Exercise objective: Print the records below exactly, from the line containing "Emit a component" down to the line containing "const BAND = (MAIN_W", both lines included, and omit every picture.

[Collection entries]
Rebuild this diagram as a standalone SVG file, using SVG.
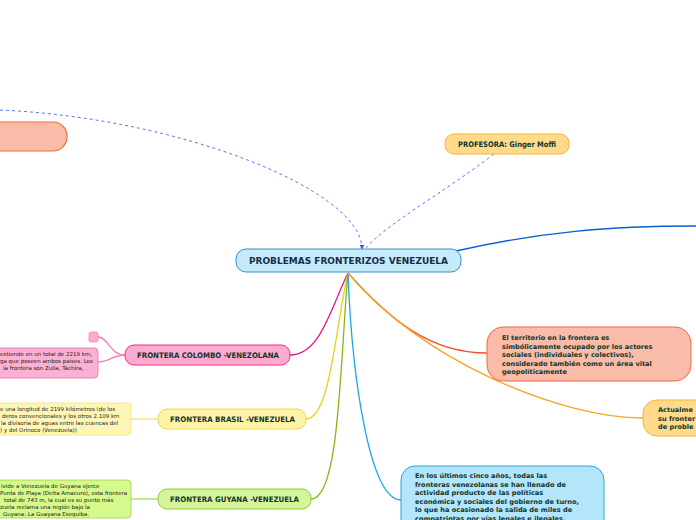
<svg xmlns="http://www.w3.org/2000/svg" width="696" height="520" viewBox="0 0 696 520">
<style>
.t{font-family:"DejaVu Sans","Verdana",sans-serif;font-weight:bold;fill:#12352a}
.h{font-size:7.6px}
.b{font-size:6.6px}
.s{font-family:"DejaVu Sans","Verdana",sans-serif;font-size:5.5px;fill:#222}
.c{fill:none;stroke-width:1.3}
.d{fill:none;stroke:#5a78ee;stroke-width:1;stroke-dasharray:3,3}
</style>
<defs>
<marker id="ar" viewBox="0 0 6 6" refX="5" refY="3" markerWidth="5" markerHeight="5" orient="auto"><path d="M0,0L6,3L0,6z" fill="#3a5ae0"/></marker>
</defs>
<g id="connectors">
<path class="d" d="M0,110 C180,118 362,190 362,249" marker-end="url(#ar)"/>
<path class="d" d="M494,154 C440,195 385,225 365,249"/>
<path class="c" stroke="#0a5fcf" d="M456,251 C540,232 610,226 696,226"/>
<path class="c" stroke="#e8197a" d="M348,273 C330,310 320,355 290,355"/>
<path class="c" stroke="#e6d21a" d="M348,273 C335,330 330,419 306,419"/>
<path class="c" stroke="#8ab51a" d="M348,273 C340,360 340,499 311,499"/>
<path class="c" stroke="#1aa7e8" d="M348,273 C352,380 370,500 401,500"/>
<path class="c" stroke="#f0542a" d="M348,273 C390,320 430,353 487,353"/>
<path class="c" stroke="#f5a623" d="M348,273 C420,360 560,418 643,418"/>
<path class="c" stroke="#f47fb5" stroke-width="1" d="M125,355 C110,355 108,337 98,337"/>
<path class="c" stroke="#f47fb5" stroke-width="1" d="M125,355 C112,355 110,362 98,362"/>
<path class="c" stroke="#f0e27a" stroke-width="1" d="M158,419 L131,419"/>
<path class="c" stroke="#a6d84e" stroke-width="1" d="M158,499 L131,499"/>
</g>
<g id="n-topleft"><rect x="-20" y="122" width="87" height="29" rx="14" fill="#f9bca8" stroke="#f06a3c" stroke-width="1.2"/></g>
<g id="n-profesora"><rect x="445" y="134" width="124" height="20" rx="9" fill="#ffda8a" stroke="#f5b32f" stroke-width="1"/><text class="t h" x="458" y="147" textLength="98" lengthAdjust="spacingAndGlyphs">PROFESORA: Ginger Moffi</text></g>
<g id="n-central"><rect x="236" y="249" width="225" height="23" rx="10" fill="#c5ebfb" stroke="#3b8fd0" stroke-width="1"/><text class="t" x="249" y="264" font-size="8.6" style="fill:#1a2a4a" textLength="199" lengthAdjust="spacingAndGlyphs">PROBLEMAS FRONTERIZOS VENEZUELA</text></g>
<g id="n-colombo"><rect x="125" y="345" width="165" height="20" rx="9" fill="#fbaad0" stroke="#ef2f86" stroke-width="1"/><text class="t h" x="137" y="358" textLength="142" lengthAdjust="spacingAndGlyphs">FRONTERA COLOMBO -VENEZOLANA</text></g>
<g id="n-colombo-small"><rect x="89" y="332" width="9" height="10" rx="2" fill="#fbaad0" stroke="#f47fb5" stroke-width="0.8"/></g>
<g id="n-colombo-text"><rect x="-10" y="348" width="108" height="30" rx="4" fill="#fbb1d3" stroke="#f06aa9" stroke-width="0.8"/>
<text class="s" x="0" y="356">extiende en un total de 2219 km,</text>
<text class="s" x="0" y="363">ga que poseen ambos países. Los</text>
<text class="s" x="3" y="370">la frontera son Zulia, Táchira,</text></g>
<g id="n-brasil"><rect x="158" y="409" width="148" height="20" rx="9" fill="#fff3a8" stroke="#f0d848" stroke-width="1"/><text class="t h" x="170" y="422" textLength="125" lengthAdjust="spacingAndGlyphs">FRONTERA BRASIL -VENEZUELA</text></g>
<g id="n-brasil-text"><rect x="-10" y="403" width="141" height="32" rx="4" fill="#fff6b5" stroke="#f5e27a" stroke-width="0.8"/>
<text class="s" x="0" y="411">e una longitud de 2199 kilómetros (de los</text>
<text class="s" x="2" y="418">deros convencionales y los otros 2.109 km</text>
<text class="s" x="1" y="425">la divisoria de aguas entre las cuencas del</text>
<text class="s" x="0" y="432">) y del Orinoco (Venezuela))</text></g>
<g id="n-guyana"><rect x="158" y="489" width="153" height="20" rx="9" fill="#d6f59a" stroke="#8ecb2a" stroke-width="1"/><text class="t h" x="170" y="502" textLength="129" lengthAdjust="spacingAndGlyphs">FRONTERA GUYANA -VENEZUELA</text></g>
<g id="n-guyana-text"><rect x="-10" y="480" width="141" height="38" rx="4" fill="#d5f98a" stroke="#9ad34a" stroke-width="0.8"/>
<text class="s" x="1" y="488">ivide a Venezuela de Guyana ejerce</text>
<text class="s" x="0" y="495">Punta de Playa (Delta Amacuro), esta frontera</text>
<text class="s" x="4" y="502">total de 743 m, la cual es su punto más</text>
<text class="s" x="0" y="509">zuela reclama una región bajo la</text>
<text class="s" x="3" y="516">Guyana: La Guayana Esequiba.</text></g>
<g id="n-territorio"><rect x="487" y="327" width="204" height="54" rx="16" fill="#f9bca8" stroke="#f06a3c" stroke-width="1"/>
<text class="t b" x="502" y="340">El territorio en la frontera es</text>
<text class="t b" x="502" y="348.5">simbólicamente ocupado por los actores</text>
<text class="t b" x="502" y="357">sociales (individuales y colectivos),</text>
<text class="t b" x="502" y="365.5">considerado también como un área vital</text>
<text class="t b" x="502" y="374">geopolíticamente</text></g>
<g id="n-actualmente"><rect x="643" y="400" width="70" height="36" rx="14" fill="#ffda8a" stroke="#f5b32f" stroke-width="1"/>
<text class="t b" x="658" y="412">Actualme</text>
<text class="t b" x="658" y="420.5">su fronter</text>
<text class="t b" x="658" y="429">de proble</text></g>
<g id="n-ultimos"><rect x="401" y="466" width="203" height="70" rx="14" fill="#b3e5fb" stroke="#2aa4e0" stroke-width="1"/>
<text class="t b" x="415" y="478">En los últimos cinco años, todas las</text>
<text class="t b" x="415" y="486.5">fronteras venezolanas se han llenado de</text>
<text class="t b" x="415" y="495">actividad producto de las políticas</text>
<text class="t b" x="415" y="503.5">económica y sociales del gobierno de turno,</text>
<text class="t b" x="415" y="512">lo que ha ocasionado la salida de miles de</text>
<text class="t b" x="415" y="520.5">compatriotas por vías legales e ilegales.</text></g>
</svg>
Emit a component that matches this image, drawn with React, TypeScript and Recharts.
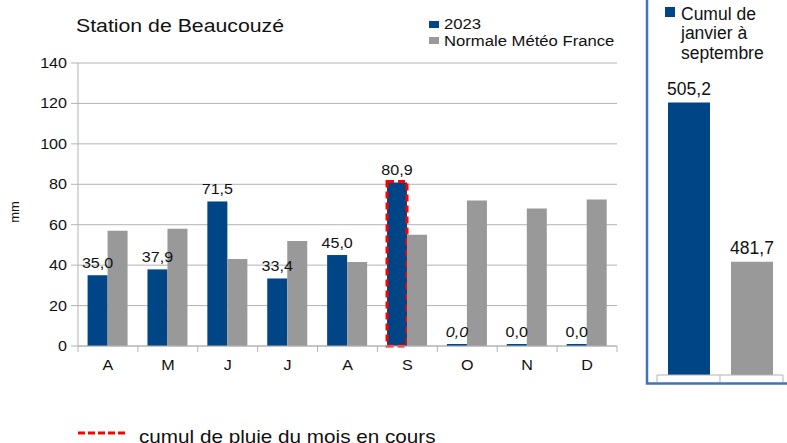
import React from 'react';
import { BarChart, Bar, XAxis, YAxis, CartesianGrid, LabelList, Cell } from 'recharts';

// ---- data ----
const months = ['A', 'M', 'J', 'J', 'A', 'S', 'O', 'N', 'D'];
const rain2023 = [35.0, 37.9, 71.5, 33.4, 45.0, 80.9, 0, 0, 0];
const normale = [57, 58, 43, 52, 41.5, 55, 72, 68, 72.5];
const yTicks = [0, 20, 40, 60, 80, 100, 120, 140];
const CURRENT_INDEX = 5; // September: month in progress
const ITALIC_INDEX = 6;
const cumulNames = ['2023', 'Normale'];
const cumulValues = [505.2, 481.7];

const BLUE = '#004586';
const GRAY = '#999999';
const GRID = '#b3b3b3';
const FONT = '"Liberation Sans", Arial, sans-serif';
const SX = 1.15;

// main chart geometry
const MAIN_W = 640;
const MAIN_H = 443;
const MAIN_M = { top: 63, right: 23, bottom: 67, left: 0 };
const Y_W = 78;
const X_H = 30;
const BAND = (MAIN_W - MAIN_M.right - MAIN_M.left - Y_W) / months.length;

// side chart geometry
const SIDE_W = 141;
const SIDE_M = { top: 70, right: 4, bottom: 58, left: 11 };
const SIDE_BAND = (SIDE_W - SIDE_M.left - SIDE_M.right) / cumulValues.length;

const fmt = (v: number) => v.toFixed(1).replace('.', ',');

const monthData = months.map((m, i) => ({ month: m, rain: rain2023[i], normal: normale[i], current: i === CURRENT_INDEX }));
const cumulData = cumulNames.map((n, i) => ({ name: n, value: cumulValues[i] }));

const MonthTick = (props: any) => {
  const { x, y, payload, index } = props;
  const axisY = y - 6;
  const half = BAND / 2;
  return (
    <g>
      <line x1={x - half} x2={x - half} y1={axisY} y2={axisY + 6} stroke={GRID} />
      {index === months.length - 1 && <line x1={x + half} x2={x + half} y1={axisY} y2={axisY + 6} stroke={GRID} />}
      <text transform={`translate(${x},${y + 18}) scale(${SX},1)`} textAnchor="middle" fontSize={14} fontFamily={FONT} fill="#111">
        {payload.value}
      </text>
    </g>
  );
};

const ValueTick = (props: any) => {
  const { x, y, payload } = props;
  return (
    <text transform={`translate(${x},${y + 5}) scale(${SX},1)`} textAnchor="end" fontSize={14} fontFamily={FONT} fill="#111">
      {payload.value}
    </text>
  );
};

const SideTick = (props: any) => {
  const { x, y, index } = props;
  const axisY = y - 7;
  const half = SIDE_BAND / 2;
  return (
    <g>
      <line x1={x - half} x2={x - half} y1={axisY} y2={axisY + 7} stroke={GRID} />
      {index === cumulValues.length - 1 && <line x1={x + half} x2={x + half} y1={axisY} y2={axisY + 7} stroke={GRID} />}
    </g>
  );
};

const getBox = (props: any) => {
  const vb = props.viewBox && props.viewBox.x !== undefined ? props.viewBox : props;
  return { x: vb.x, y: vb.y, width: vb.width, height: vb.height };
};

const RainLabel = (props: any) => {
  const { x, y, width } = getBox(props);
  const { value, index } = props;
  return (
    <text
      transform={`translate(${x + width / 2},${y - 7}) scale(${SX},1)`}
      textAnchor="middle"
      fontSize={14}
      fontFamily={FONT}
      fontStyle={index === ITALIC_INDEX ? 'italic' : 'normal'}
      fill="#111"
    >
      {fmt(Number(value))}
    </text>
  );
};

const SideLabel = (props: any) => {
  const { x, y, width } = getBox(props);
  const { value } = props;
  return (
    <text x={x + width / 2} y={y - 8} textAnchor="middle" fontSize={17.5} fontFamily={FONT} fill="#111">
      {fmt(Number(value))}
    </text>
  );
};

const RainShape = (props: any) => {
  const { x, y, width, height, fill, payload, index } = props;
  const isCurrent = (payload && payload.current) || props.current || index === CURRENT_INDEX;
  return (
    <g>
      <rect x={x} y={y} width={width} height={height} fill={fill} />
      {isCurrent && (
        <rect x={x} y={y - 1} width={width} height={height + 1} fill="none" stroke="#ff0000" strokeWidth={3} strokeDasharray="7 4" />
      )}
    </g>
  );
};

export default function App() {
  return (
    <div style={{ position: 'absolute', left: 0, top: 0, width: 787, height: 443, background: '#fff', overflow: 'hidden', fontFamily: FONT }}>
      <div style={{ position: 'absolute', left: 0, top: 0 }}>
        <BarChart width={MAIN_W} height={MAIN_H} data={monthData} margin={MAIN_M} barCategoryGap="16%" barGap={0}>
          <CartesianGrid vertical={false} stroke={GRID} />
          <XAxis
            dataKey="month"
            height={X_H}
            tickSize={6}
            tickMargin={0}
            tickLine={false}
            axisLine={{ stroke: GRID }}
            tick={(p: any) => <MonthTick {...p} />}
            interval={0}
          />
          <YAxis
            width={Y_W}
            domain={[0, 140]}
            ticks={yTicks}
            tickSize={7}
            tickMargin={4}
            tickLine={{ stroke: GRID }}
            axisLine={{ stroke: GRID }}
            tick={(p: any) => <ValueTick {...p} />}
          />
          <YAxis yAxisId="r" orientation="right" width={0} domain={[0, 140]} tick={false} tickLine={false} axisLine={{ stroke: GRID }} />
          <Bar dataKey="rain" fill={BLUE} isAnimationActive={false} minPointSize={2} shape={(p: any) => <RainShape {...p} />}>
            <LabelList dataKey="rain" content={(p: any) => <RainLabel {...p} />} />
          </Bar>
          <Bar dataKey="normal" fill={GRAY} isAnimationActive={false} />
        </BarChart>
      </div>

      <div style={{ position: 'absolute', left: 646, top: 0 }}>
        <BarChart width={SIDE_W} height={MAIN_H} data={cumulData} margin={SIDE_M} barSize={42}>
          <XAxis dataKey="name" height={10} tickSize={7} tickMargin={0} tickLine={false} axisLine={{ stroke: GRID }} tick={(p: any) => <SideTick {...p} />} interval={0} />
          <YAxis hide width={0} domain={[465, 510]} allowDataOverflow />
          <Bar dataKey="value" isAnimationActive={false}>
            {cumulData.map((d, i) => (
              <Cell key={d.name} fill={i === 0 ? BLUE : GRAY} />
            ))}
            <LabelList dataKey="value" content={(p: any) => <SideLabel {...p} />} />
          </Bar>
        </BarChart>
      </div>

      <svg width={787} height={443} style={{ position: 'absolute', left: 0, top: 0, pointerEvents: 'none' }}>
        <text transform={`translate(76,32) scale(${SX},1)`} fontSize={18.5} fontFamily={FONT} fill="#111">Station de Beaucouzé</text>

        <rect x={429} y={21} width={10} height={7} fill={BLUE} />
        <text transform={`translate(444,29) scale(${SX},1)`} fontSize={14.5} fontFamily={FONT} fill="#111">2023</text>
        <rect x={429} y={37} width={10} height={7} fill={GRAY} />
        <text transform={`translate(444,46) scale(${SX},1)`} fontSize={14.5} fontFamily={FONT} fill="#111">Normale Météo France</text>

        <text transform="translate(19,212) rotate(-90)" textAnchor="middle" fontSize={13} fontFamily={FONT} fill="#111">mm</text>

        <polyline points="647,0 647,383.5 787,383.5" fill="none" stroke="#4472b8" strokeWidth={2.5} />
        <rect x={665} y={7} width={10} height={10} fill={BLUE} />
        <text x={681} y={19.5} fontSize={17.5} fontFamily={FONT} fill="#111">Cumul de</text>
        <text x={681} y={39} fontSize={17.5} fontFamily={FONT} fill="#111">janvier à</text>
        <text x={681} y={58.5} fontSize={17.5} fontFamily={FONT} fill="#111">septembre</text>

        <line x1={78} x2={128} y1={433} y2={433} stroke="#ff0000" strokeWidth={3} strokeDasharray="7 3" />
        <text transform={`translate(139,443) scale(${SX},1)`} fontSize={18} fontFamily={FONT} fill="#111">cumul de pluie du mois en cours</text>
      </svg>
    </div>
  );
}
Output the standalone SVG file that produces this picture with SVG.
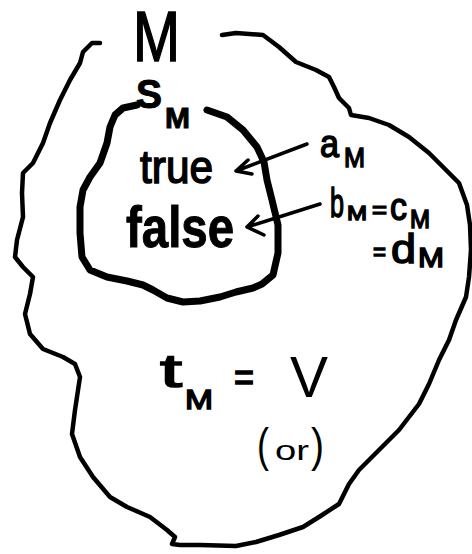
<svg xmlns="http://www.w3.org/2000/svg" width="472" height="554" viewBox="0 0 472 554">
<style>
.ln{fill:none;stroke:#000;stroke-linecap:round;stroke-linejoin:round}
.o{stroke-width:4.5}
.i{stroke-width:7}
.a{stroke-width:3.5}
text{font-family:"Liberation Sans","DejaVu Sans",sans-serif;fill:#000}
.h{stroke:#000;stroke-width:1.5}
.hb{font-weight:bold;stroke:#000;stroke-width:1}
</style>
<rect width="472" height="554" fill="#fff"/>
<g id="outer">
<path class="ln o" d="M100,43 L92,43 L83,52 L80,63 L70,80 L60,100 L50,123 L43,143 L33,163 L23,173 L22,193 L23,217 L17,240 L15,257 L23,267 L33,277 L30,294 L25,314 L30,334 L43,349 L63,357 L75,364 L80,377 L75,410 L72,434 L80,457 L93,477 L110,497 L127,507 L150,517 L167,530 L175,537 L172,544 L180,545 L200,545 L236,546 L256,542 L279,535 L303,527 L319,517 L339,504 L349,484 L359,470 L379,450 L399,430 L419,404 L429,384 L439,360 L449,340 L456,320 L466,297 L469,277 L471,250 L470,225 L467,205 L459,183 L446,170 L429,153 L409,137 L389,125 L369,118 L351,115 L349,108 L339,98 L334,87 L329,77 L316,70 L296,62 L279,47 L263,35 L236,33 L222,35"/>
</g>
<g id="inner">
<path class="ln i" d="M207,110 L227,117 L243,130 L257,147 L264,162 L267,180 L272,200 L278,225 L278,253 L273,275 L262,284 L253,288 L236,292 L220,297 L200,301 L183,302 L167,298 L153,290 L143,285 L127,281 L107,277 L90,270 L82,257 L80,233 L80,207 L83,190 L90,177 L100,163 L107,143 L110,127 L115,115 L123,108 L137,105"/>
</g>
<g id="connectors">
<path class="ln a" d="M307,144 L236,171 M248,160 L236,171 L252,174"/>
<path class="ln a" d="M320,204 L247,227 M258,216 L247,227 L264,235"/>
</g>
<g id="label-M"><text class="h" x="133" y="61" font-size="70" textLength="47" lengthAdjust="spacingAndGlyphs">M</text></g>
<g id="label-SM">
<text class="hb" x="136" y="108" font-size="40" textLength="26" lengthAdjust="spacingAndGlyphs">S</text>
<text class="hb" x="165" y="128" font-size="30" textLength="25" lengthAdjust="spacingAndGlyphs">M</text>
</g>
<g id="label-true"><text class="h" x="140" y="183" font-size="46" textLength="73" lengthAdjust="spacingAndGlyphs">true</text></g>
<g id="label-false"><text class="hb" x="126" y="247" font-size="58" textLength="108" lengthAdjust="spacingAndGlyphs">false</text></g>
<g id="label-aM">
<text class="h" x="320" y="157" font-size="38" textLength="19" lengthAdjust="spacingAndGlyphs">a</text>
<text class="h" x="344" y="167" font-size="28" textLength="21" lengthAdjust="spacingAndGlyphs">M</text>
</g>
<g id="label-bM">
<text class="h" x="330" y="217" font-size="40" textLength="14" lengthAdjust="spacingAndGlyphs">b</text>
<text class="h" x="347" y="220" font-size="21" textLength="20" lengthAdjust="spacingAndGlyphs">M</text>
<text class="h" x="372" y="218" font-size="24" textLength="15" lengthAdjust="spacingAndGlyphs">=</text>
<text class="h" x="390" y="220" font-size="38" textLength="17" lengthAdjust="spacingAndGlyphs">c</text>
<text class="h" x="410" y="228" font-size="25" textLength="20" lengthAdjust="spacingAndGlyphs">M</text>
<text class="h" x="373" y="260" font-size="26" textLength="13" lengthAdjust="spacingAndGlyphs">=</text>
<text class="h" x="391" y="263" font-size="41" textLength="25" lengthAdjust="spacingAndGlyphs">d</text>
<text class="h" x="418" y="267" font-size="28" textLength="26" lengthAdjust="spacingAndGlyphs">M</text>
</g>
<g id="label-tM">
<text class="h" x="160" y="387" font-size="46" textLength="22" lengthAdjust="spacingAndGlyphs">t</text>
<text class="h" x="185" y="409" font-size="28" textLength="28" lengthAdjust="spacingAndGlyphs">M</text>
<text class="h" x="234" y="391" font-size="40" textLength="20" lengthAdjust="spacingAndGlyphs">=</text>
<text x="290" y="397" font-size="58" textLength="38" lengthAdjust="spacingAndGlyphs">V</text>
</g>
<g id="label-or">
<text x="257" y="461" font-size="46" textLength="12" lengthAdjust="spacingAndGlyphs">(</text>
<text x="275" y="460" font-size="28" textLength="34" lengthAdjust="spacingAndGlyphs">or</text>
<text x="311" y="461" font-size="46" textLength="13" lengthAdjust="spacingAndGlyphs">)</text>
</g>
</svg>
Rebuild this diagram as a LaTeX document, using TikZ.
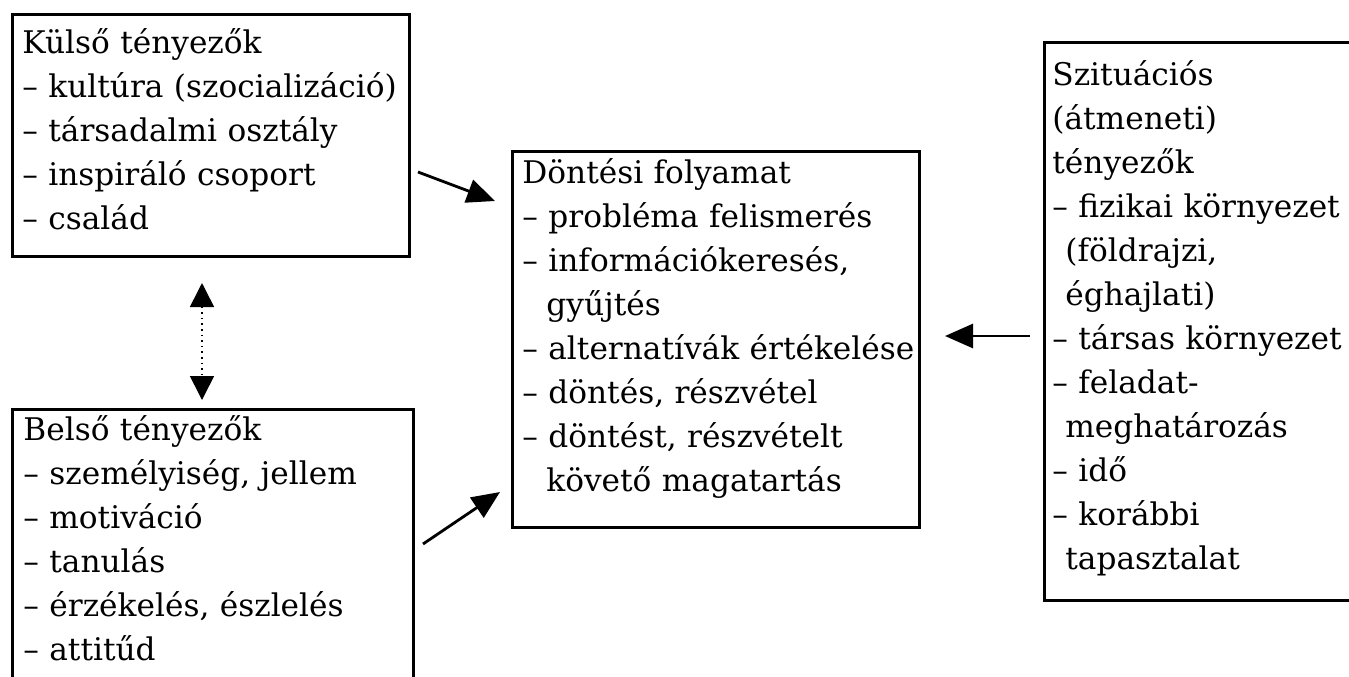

Full response:
Emit a component that matches this image, drawn with React, TypeScript and Recharts.
import React from 'react';
import { BarChart, Bar, XAxis, YAxis, CartesianGrid, LabelList, Cell } from 'recharts';

// ---- data ----
const months = ['A', 'M', 'J', 'J', 'A', 'S', 'O', 'N', 'D'];
const rain2023 = [35.0, 37.9, 71.5, 33.4, 45.0, 80.9, 0, 0, 0];
const normale = [57, 58, 43, 52, 41.5, 55, 72, 68, 72.5];
const yTicks = [0, 20, 40, 60, 80, 100, 120, 140];
const CURRENT_INDEX = 5; // September: month in progress
const ITALIC_INDEX = 6;
const cumulNames = ['2023', 'Normale'];
const cumulValues = [505.2, 481.7];

const BLUE = '#004586';
const GRAY = '#999999';
const GRID = '#b3b3b3';
const FONT = '"Liberation Sans", Arial, sans-serif';
const SX = 1.15;

// main chart geometry
const MAIN_W = 640;
const MAIN_H = 443;
const MAIN_M = { top: 63, right: 23, bottom: 67, left: 0 };
const Y_W = 78;
const X_H = 30;
const BAND = (MAIN_W - MAIN_M.right - MAIN_M.left - Y_W) / months.length;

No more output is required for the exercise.